Why residual between DV and slope in ...
Message/Author
 Danny Osborne posted on Wednesday, January 11, 2017 - 4:12 pm
Hi there,

I noticed that there is some variability in how cross-level interactions are estimated in the literature. Here's a basic model, as specified in the MPlus Users' Guide:

%WITHIN%
s | y ON x;
%BETWEEN%
y s ON w xm;
y WITH S;

Some people include the "y WITH s;" statement to estimate the residual correlation between the slope and DV, whereas others do not. What is the rationale for including the "y WITH s;" statement? Are there situations where it is sensible to leave that statement out? Thanks!
 Bengt O. Muthen posted on Wednesday, January 11, 2017 - 4:37 pm
If you don't get y WITH s by default you should include it.

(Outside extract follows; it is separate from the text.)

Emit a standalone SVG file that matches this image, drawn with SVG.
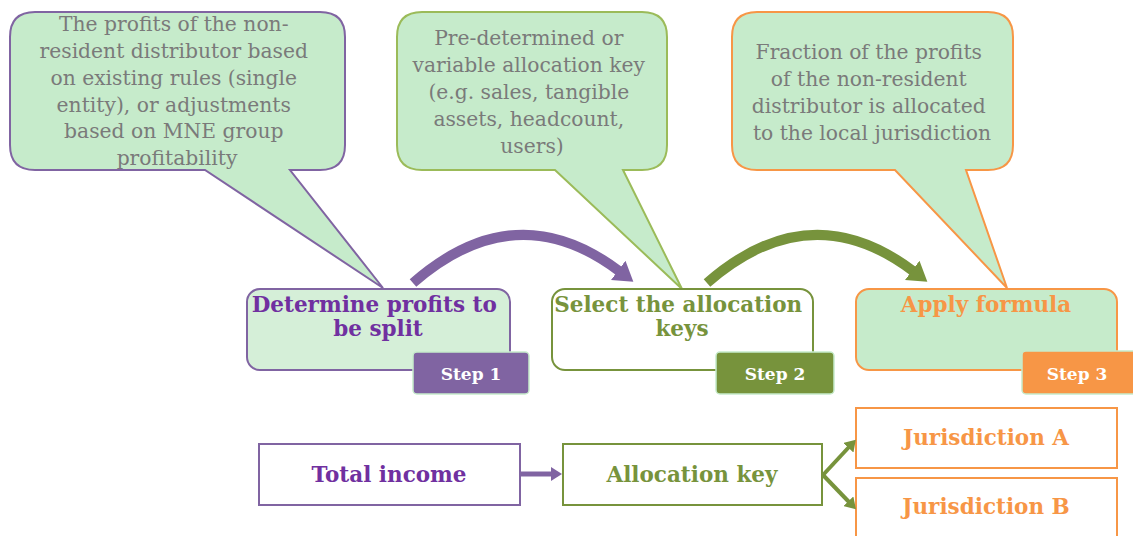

It is simply very likely that they are correlated.
 Tengiat Loi posted on Thursday, April 04, 2019 - 9:58 am
Dr. Muthen,

If there are two DVs.

%WITHIN%
s1 | y1 ON x;
s2 | y2 ON x;

%BETWEEN%
y1 y2 s1 s2 ON w xm;

y1 WITH s1;
y2 WITH s2;

Should we also correlate below?
s1 with s2 y2;
y1 with y2 s2;
 Bengt O. Muthen posted on Thursday, April 04, 2019 - 5:35 pm
I would add correlations between all the DVs.
 Tengiat Loi posted on Friday, April 05, 2019 - 10:01 am
Thanks Bengt.

If extending this concept to a simple mediation with two DVs.

%WITHIN%
c1 | y1 ON x;
c2 | y2 ON x;
a | m ON x;
b1 | y1 ON m;
b2 | y2 ON m;

1. Should we also correlate all below in between?

%BETWEEN%
y1 with y2 m b2 b1 a c2 c1;
y2 with m b2 b1 a c2 c1;
m with b2 b1 a c2 c1;
b2 with b1 a c2 c1;
b1 with a c2 c1;
a with c2 c1;
c2 with c1;

2. Can we remove them if they are not significant?
 Bengt O. Muthen posted on Saturday, April 06, 2019 - 12:49 pm
1. Yes.

2. Sure.
 Tengiat Loi posted on Saturday, April 06, 2019 - 3:48 pm
1. Why should we correlate residuals between mediator and DV? It seems we usually don't follow this practice at single level study.
 Bengt O. Muthen posted on Monday, April 08, 2019 - 9:25 am
But on Between you don't have Y ON M so that is different from the single-level case. You are just specifying a free covariance matrix for all your random effects.